How Operators Decide to Stop Drilling:A Bakken Case Study Using Continental Resources Drilling Data

When oil prices fall, operators don’t stop drilling overnight.

Instead, drilling programs unwind in stages — driven by economics, capital discipline, and inventory management. The recent decision by Continental Resources to pause drilling in North Dakota provides a clear, real-world example of how that process works and how drilling data often reveals the decision long before public statements are made.

Using well-level activity data from the last 12 months, we can see exactly how and when Continental adjusted its drilling strategy as oil prices weakened.



The Economics That Drive the Decision

Every drilling decision starts with one question:

Does a new well generate acceptable returns at today’s price?

In the Bakken, breakeven prices vary widely by location, but typically range from:

  • $50–65 per barrel WTI

As oil prices slid toward the low $60s entering late 2025, margins for new Bakken wells narrowed quickly — especially compared to higher-return inventory in the Permian Basin.

At that point, operators face a choice:

  • Continue drilling marginal wells
  • Or preserve capital and wait for pricing to improve

Most choose the second option.


What the Data Shows: Continental Resources Wells Drilled

Looking at Continental Resources’ North Dakota wells drilled over the last 12 months and grouping activity by quarter reveals a textbook drilling slowdown.

Wells Drilled by Quarter (Activity Date)

QuarterWells Drilled
2025 Q134
2025 Q232
2025 Q321
2025 Q411
2026 Q1 (to date)2

This drilling history tells the story clearly.

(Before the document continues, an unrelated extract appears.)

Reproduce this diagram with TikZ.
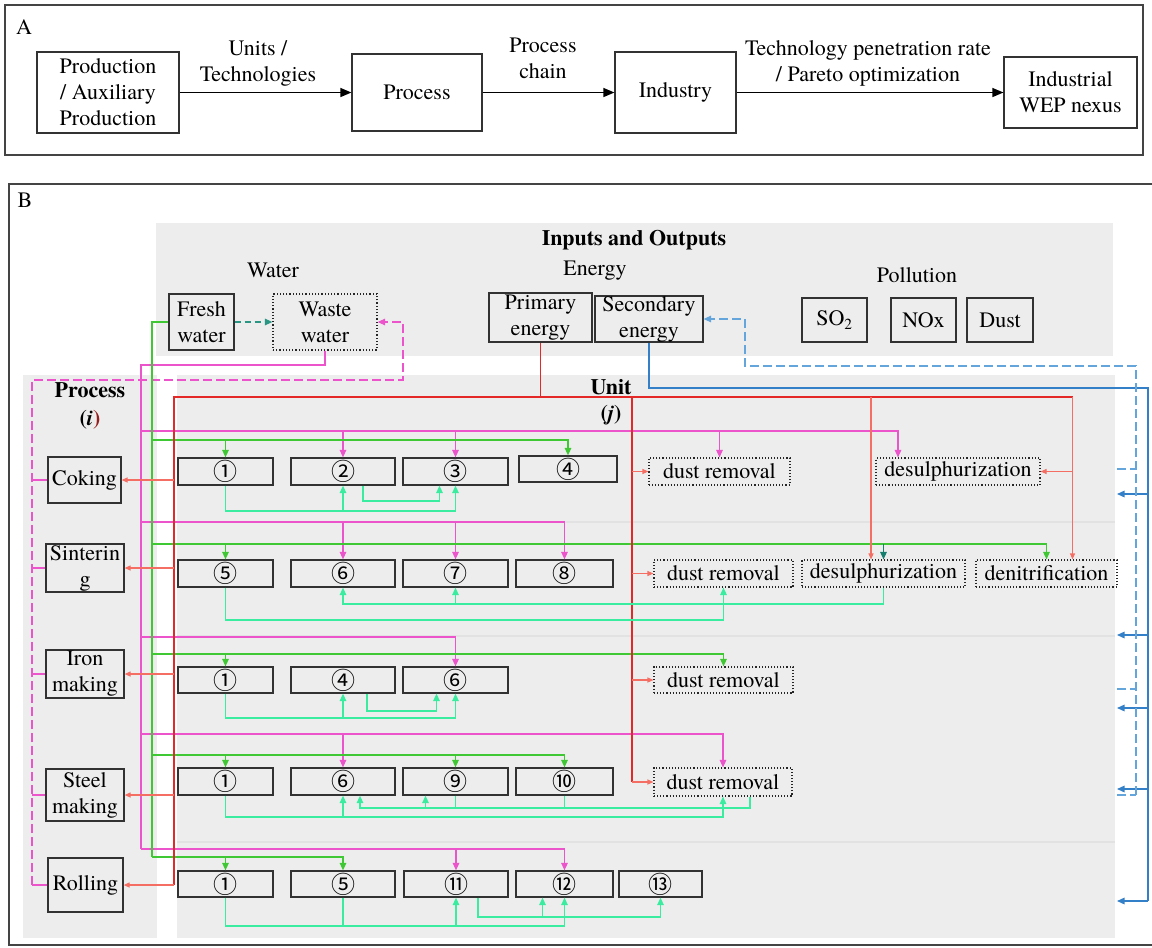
\documentclass[tikz,border=0pt]{standalone}
\usepackage{fontspec}
\setmainfont{texgyretermes}[Extension=.otf,UprightFont=*-regular,BoldFont=*-bold,ItalicFont=*-italic,BoldItalicFont=*-bolditalic]
\newfontfamily\circfont{Noto Sans CJK SC}
\usetikzlibrary{arrows.meta}

\definecolor{panelgray}{RGB}{68,68,68}
\definecolor{boxline}{RGB}{50,50,50}
\definecolor{bgfill}{RGB}{237,237,237}
\definecolor{sepgray}{RGB}{226,226,226}
\definecolor{wastemag}{RGB}{236,84,204}
\definecolor{freshgrn}{RGB}{64,200,52}
\definecolor{flowaqua}{RGB}{58,236,160}
\definecolor{primred}{RGB}{228,40,40}
\definecolor{salmon}{RGB}{244,110,100}
\definecolor{secblue}{RGB}{52,128,200}
\definecolor{secbluelt}{RGB}{100,165,220}
\definecolor{fwteal}{RGB}{40,150,130}
\definecolor{darkteal}{RGB}{22,128,112}
\definecolor{darkred}{RGB}{150,30,30}

\begin{document}
\begin{tikzpicture}[x=1pt,y=-1pt,font=\fontsize{22}{26}\selectfont,
  >={Triangle[length=7.5pt,width=6.5pt]}]
\tikzset{
  panel/.style={draw=panelgray,line width=1.3pt},
  bigbox/.style={draw=boxline,line width=1.2pt,align=center,inner sep=0pt},
  unitbox/.style={draw=boxline,line width=1.2pt,inner sep=0pt,minimum height=27pt,font=\circfont\fontsize{24}{24}\selectfont},
  techbox/.style={draw=black!85,dotted,line width=1.1pt,inner sep=0pt,minimum height=27pt},
  flowA/.style={-{Triangle[length=11pt,width=9pt]},line width=1.3pt},
  magline/.style={draw=wastemag,line width=1.4pt},
  magdash/.style={magline,dash pattern=on 9pt off 4pt},
  grnline/.style={draw=freshgrn,line width=1.4pt},
  redline/.style={draw=primred,line width=1.4pt},
  salline/.style={draw=salmon,line width=1.1pt,-{Triangle[length=6pt,width=5pt]}},
  aqline/.style={draw=flowaqua,line width=1.4pt},
  blueline/.style={draw=secblue,line width=1.4pt},
  bluedash/.style={draw=secbluelt,line width=1.4pt,dash pattern=on 9pt off 4pt}
}
\useasboundingbox (0,0) rectangle (1152,948);

% ---- panel A: from production to the nexus
\draw[panel] (5,5) rectangle (1143,155);
\node at (24,27) {A};
\node[bigbox,minimum width=142pt,minimum height=81pt] (prod) at (108,92.5) {Production\\/ Auxiliary\\Production};
\node[bigbox,minimum width=130pt,minimum height=77pt] (proc) at (417,92.5) {Process};
\node[bigbox,minimum width=121pt,minimum height=81pt] (ind) at (675.5,92.5) {Industry};
\node[bigbox,minimum width=133pt,minimum height=71pt] (nexus) at (1070.5,92.5) {Industrial\\WEP nexus};
\draw[flowA] (prod) -- (proc);
\draw[flowA] (proc) -- (ind);
\draw[flowA] (ind) -- (nexus);
\node[align=center] (lunits) at (258,63) {Units /\\Technologies};
\node[align=center] (lchain) at (543,58) {Process\\chain};
\node[align=center] (lrate) at (868,63) {Technology penetration rate\\/ Pareto optimization};

% ---- panel B: backgrounds
\draw[panel] (9,184) rectangle (1155,945);
\node at (25,200) {B};
\fill[bgfill] (156,223) rectangle (1113,356);
\fill[bgfill] (23,375) rectangle (157,938);
\fill[bgfill] (177,375) rectangle (1115,938);
\draw[sepgray,line width=1.5pt] (177,522) -- (1115,522);
\draw[sepgray,line width=1.5pt] (177,636) -- (1115,636);
\draw[sepgray,line width=1.5pt] (177,842) -- (1115,842);

% inputs and outputs
\node[font=\fontsize{22}{26}\selectfont\bfseries] (io) at (634,240) {Inputs and Outputs};
\node (lwater) at (273,270) {Water};
\node (lenergy) at (595,271) {Energy};
\node (lpoll) at (917,275) {Pollution};
\node[bigbox,minimum width=65pt,minimum height=56pt] (fw) at (201.5,322) {Fresh\\water};
\node[bigbox,draw=black!85,dotted,minimum width=104pt,minimum height=56pt] (ww) at (325,322) {Waste\\water};
\node[bigbox,minimum width=103pt,minimum height=49pt] (pe) at (540.5,317.5) {Primary\\energy};
\node[bigbox,minimum width=108pt,minimum height=46pt] (se) at (649,319) {Secondary\\energy};
\node[bigbox,minimum width=65pt,minimum height=44pt] (so2) at (834.5,320) {SO\textsubscript{2}};
\node[bigbox,minimum width=65pt,minimum height=44pt] (nox) at (923.5,320) {NOx};
\node[bigbox,minimum width=66pt,minimum height=44pt] (dust) at (1000,320) {Dust};

% processes
\node[font=\fontsize{22}{26}\selectfont\bfseries] (lproc) at (90,390) {Process};
\node[font=\fontsize{22}{26}\selectfont\bfseries] (lproci) at (90,420) {(\textit{i}\textcolor{darkred}{)}};
\node[bigbox,minimum width=73pt,minimum height=46pt] (pCok) at (84.5,480) {Coking};
\node[bigbox,minimum width=78pt,minimum height=48pt] (pSin) at (85,568) {Sinterin\\g};
\node[bigbox,minimum width=78pt,minimum height=48pt] (pIron) at (85,674) {Iron\\making};
\node[bigbox,minimum width=78pt,minimum height=52pt] (pSteel) at (85,795) {Steel\\making};
\node[bigbox,minimum width=75pt,minimum height=54pt] (pRoll) at (85.5,885) {Rolling};

% units
\node[font=\fontsize{22}{26}\selectfont\bfseries] (lunit) at (611,387) {Unit};
\node[font=\fontsize{22}{26}\selectfont\bfseries] (lunitj) at (611,415) {(\textit{j})};
\node[unitbox,minimum width=95pt] (c1) at (225.5,471.5) {①};
\node[unitbox,minimum width=104pt] (c2) at (343,471.5) {②};
\node[unitbox,minimum width=105pt] (c3) at (455.5,471.5) {③};
\node[unitbox,minimum width=98pt,minimum height=26pt] (c4) at (568,469) {④};
\node[techbox,minimum width=141pt] (cd) at (719.5,471.5) {dust removal};
\node[techbox,minimum width=164pt] (cs) at (958,471.5) {desulphurization};

\node[unitbox,minimum width=95pt] (s5) at (225.5,573.5) {⑤};
\node[unitbox,minimum width=104pt] (s6) at (343,573.5) {⑥};
\node[unitbox,minimum width=105pt] (s7) at (455.5,573.5) {⑦};
\node[unitbox,minimum width=97pt] (s8) at (564.5,573.5) {⑧};
\node[techbox,minimum width=139pt] (sd) at (723.5,573.5) {dust removal};
\node[techbox,minimum width=163pt] (ss) at (883.5,573.5) {desulphurization};
\node[techbox,minimum width=141pt] (sn) at (1046.5,573.5) {denitrification};

\node[unitbox,minimum width=95pt,minimum height=26pt] (i1) at (225.5,680) {①};
\node[unitbox,minimum width=104pt,minimum height=26pt] (i4) at (343,680) {④};
\node[unitbox,minimum width=105pt,minimum height=26pt] (i6) at (455.5,680) {⑥};
\node[techbox,minimum width=139pt,minimum height=26pt] (id) at (723.5,680) {dust removal};

\node[unitbox,minimum width=95pt] (t1) at (225.5,781.5) {①};
\node[unitbox,minimum width=104pt] (t6) at (343,781.5) {⑥};
\node[unitbox,minimum width=105pt] (t9) at (455.5,781.5) {⑨};
\node[unitbox,minimum width=97pt] (t10) at (564.5,781.5) {⑩};
\node[techbox,minimum width=138pt,minimum height=28pt] (td) at (723,782) {dust removal};

\node[unitbox,minimum width=95pt,minimum height=26pt] (r1) at (225.5,884) {①};
\node[unitbox,minimum width=104pt,minimum height=26pt] (r5) at (343,884) {⑤};
\node[unitbox,minimum width=104pt,minimum height=26pt] (r11) at (456,884) {⑪};
\node[unitbox,minimum width=97pt,minimum height=26pt] (r12) at (564.5,884) {⑫};
\node[unitbox,minimum width=83pt,minimum height=26pt] (r13) at (660.5,884) {⑬};

% ---- waste water (magenta)
\coordinate (mtop) at (141,365);
\coordinate (m1) at (141,431);
\coordinate (m2) at (141,522);
\coordinate (m3) at (141,637);
\coordinate (m4) at (141,734);
\coordinate (m5) at (141,849);
\coordinate (csin) at ([xshift=-60pt]cs.north);
\draw[magline] (ww.south) |- (mtop) -- (m5);
\draw[magline,->] (m1) -| (csin);
\foreach \n in {c2,c3,cd} \draw[magline,->] (m1 -| \n.north) -- (\n.north);
\draw[magline,->] (m2) -| (s8.north);
\foreach \n in {s6,s7} \draw[magline,->] (m2 -| \n.north) -- (\n.north);
\draw[magline,->] (m3) -| (i6.north);
\draw[magline,->] (m4) -| (td.north);
\draw[magline,->] (m4 -| t6.north) -- (t6.north);
\draw[magline,->] (m5) -| (r12.north);
\draw[magline,->] (m5 -| r11.north) -- (r11.north);

\coordinate (dtop) at (32,380);
\coordinate (dbot) at (32,885);
\coordinate (dturn) at (403,380);
\draw[magdash,->] (dbot) -- (dtop) -- (dturn) |- (ww.east);
\foreach \p in {pCok,pSin,pIron,pSteel,pRoll} \draw[magline] (dtop |- \p.west) -- (\p.west);

% ---- fresh water (green)
\coordinate (gtop) at (152,322);
\coordinate (g1) at (152,440);
\coordinate (g2) at (152,544);
\coordinate (g3) at (152,654);
\coordinate (g4) at (152,755);
\coordinate (g5) at (152,857);
\draw[fwteal,line width=1.4pt,dash pattern=on 6pt off 4pt,->] (fw) -- (ww);
\draw[grnline] (fw.west) -- (gtop) -- (g5);
\draw[grnline,->] (g1) -| (c4.north);
\draw[grnline,->] (g1 -| c1.north) -- (c1.north);
\draw[grnline,->] (g2) -| (sn.north);
\draw[grnline,->] (g2 -| s5.north) -- (s5.north);
\draw[darkteal,line width=1.4pt,->] (g2 -| ss.north) -- (ss.north);
\draw[grnline,->] (g3) -| (id.north);
\draw[grnline,->] (g3 -| i1.north) -- (i1.north);
\draw[grnline,->] (g4) -| (t10.north);
\foreach \n in {t1,t9} \draw[grnline,->] (g4 -| \n.north) -- (\n.north);
\draw[grnline,->] (g5) -| (r5.north);
\draw[grnline,->] (g5 -| r1.north) -- (r1.north);

% ---- primary energy (red)
\coordinate (rleft) at (174,397);
\coordinate (rbot) at (174,885);
\coordinate (rc) at (632,397);
\coordinate (snred) at ([xshift=26pt]sn.north);
\coordinate (ssred) at ([xshift=-12.5pt]ss.north);
\draw[redline] (pe.south) |- (rleft) -- (rbot);
\draw[redline] (pe.south |- rleft) -- (snred |- rleft);
\draw[redline] (rc) -- (rc |- td.west);
\draw[salline] (snred |- rleft) -- (snred);
\draw[salline] (ssred |- rleft) -- (ssred);
\draw[salline] (snred |- cs.east) -- (cs.east);
\foreach \n in {cd,sd,id,td} \draw[salline] (rc |- \n.west) -- (\n.west);
\foreach \p in {pCok,pSin,pIron,pSteel,pRoll} \draw[salline] (rleft |- \p.east) -- (\p.east);

% ---- secondary energy (blue)
\coordinate (bcorner) at (1148,388);
\coordinate (bt1) at (1117,494);
\coordinate (bt2) at (1117,635);
\coordinate (bt3) at (1117,708);
\coordinate (bt4) at (1117,789);
\coordinate (bt5) at (1117,901);
\draw[blueline] (se.south) |- (bcorner) -- (bcorner |- bt5);
\foreach \b in {bt1,bt2,bt3,bt4,bt5} \draw[blueline,->] (bcorner |- \b) -- (\b);
\coordinate (dcorner) at (1136,366);
\coordinate (dleft) at (745,366);
\coordinate (bd1) at (1117,469);
\coordinate (bd3) at (1117,689);
\coordinate (bd4) at (1117,795);
\draw[bluedash,->] (dcorner |- bd4) -- (dcorner) -- (dleft) |- (se.east);
\foreach \b in {bd1,bd3,bd4} \draw[bluedash] (\b) -- (dcorner |- \b);

% ---- material flows between units (aqua)
\coordinate (f1a) at (0,511);
\coordinate (f1b) at (0,501);
\coordinate (c2out) at ([xshift=20pt]c2.south);
\coordinate (c3in) at ([xshift=-16pt]c3.south);
\draw[aqline] (c1.south) |- (c3.south |- f1a);
\draw[aqline,->] (c2.south |- f1a) -- (c2.south);
\draw[aqline,->] (c3.south |- f1a) -- (c3.south);
\draw[aqline,->] (c2out) |- (c3in |- f1b) -- (c3in);

\coordinate (f2a) at (0,620);
\coordinate (f2b) at (0,604);
\draw[aqline,->] (s5.south) |- (sd.south |- f2a) -- (sd.south);
\draw[aqline,->] (ss.south) |- (s6.south |- f2b) -- (s6.south);
\draw[aqline,->] (s7.south |- f2b) -- (s7.south);

\coordinate (f3a) at (0,718);
\coordinate (f3b) at (0,711);
\coordinate (i4out) at ([xshift=24pt]i4.south);
\coordinate (i6in) at ([xshift=-19pt]i6.south);
\draw[aqline] (i1.south) |- (i6.south |- f3a);
\draw[aqline,->] (i4.south |- f3a) -- (i4.south);
\draw[aqline,->] (i6.south |- f3a) -- (i6.south);
\draw[aqline,->] (i4out) |- (i6in |- f3b) -- (i6in);

\coordinate (f4a) at (0,817);
\coordinate (f4b) at (0,808);
\coordinate (tdout) at ([xshift=27pt]td.south);
\coordinate (t6in) at ([xshift=17pt]t6.south);
\coordinate (t9in) at ([xshift=-30pt]t9.south);
\draw[aqline,->] (t1.south) |- (td.south |- f4a) -- (td.south);
\draw[aqline,->] (t6.south |- f4a) -- (t6.south);
\draw[aqline,->] (tdout) |- (t6in |- f4b) -- (t6in);
\draw[aqline,->] (t9in |- f4b) -- (t9in);
\draw[aqline] (t9.south) -- (t9.south |- f4b);
\draw[aqline] (t10.south) -- (t10.south |- f4b);

\coordinate (f5a) at (0,926);
\coordinate (f5b) at (0,917);
\coordinate (r11out) at ([xshift=22pt]r11.south);
\coordinate (r12in) at ([xshift=-22pt]r12.south);
\draw[aqline] (r1.south) |- (r12.south |- f5a);
\draw[aqline] (r5.south) -- (r5.south |- f5a);
\draw[aqline,->] (r11.south |- f5a) -- (r11.south);
\draw[aqline,->] (r12.south |- f5a) -- (r12.south);
\draw[aqline,->] (r11out) |- (r13.south |- f5b) -- (r13.south);
\draw[aqline,->] (r12in |- f5b) -- (r12in);
\end{tikzpicture}
\end{document}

Phase 1: Full Development Mode

Q1–Q2 2025

  • ~33 wells drilled per quarter
  • Represents a steady multi-rig development program
  • Oil prices were still supporting full-cycle economics
  • Capital budgets remained intact

At this stage, operators are focused on:

  • Executing approved drilling schedules
  • Holding acreage
  • Maintaining production growth targets

Phase 2: The Decision to Reduce Drilling

Q3 2025

  • Wells drilled dropped from 32 to 21
  • A 34% quarter-over-quarter decline

This is the critical moment.

Operators rarely announce drilling cutbacks immediately, but internally this is when the decision is made:

  • Updated price decks show weaker returns
  • Internal hurdle rates are no longer met
  • Capital efficiency becomes more important than volume growth

Rather than stopping entirely, companies begin:

  • Dropping one rig
  • Stretching pad timing
  • Deferring marginal locations

This marks the shift from growth mode to preservation mode.


Phase 3: Capital Tightening Accelerates

Q4 2025

  • Wells drilled fall again from 21 to 11
  • Nearly a 50% reduction

By this point:

  • Oil prices remain under pressure
  • Global crude markets are oversupplied
  • Service costs may be sticky
  • Cash flow is prioritized over new drilling

Most operators at this stage are drilling only:

  • Lease-hold obligations
  • Top-tier locations
  • Previously committed pads

Everything else is deferred.


Phase 4: Drilling Stops

Q1 2026

  • Only 2 wells drilled
  • Effectively a drilling pause

This aligns directly with Continental Resources’ public comments that it would temporarily operate zero rigs in North Dakota — the first time in 30 years.

Importantly:

  • The company continues producing existing wells
  • No large-scale shut-ins have occurred
  • The pause applies only to new capital drilling

This distinction matters.


Why Operators Stop Drilling — But Keep Producing

Stopping drilling does not mean stopping production.

Once a well is drilled and completed:

  • Operating costs are relatively low
  • Cash margins often remain positive even at lower prices

New drilling, however, requires:

  • High upfront capital
  • Long payout periods
  • Confidence in forward pricing

When prices weaken, operators often conclude:

“There’s no need to drill it when margins are basically gone.”

Preserving inventory becomes more valuable than adding volume.


What This Means for Production

In the short term:

  • Production remains stable
  • Existing wells continue flowing

Over time:

  • Natural decline sets in
  • Output gradually falls if drilling does not resume

This is why drilling activity — not production — is the earliest indicator of future supply changes.


The Bigger Picture

Continental Resources’ Bakken slowdown is not an isolated event.

It reflects a broader shale reality:

  • Capital discipline now outweighs growth
  • Operators respond to price signals faster than ever
  • Higher-cost basins feel the impact first
  • Drilling data reveals strategy months before headlines

In this case, the data shows:

  • Drilling reduction decision: Summer 2025
  • Rigs released: Fall 2025
  • Drilling paused: Early 2026

The announcement simply confirmed what the wells already showed.


Final Thought

When oil prices fall, operators don’t react emotionally — they react mathematically.

Quarter by quarter, well by well, drilling programs are adjusted until economics justify activity again.

For analysts, service companies, and investors, the lesson is simple:

Watch the drilling data. It tells the story long before the press release does.